We apply these lessons in reverse - instead of running Linux on Windows kernel, we run Windows on Linux kernel.

3. WSL2 Linux Kernel - Open Source

Repository: https://github.com/microsoft/WSL2-Linux-Kernel
License: GPL v2 (Linux kernel standard)
Our Fork: https://github.com/barrersoftware/WSL2-Kernel-Research

Microsoft's Linux kernel with WSL2-specific patches. We study these modifications to understand kernel-level integration requirements.

Legal Standing

Clean Room Implementation

LSW is a clean room implementation based on:

  1. Published specifications (Microsoft Open Specs)
  2. Open source code study (MIT-licensed WSL2)
  3. Public API documentation
  4. Reverse architecture approach (not reverse engineering)

No Proprietary Code

  • ✅ We do NOT use any closed-source Microsoft code
  • ✅ We do NOT reverse-engineer Windows binaries
  • ✅ We do NOT violate any patents or copyrights
  • ✅ We implement based on public specifications

Inspired by WSL

If Microsoft can build WSL (Windows Subsystem for Linux):

  • Runs Linux binaries on Windows kernel
  • Open sourced under MIT license
  • Encouraged for community use

Then we can build LSW (Linux Subsystem for Windows):

  • Runs Windows binaries on Linux kernel
  • Open source under MIT license
  • Encourages interoperability

Same concept. Opposite direction.
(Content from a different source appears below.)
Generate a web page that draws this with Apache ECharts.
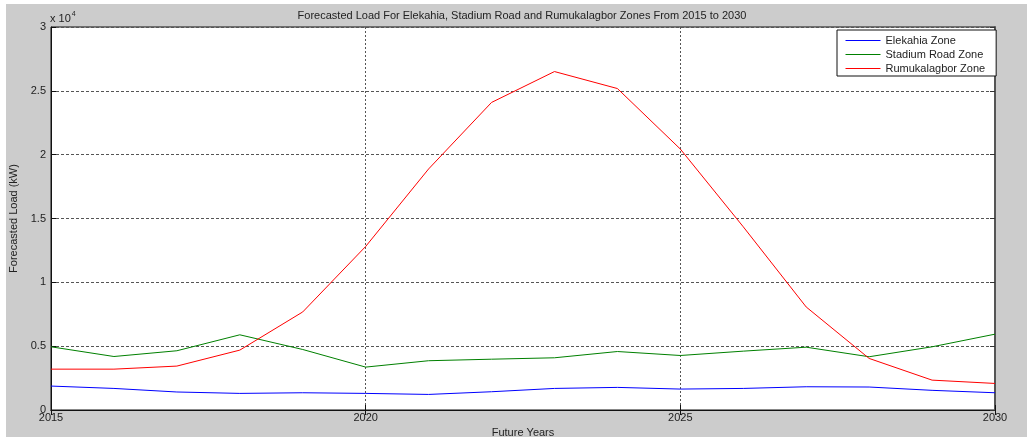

Equally legal.

Benefits to Microsoft

LSW actually expands Microsoft's market:

  • ✅ Makes Windows software run on more platforms
  • ✅ Increases value of Windows development
  • ✅ Drives Microsoft Store/Office/Azure usage on Unix systems
  • ✅ Proves Windows APIs are the universal standard
  • ✅ No extra development work required from Microsoft

Compliance Statement

This project complies with:

  • Microsoft Open Specification Promise
  • MIT License terms (WSL2)
  • GPL v2 (Linux kernel)
  • Clean room implementation principles
  • Interoperability fair use

Acknowledgments

We acknowledge and thank Microsoft for:

  • Publishing Open Specifications documentation
  • Open sourcing WSL2 codebase
  • Proving the cross-OS compatibility architecture
  • Supporting interoperability and innovation

LSW would not be possible without Microsoft's commitment to openness and interoperability.

References

  1. Microsoft Open Specifications Program
    https://www.microsoft.com/openspecifications/

  2. WSL GitHub Repository (MIT License)
    https://github.com/microsoft/WSL

  3. WSL2 Linux Kernel (GPL v2)
    https://github.com/microsoft/WSL2-Linux-Kernel

  4. Microsoft Open Specification Promise
    https://docs.microsoft.com/en-us/openspecs/dev_center/ms-devcentlp/51a0d3ff-9f77-464c-b83f-2de08ed28134

  5. Wine Legal FAQ (precedent for Windows compatibility)
    https://wiki.winehq.org/Developer_FAQ#Is_it_legal_to_write_Windows-compatible_software.3F


LSW is a legal, ethical, open-source project built on publicly available resources to promote cross-platform interoperability.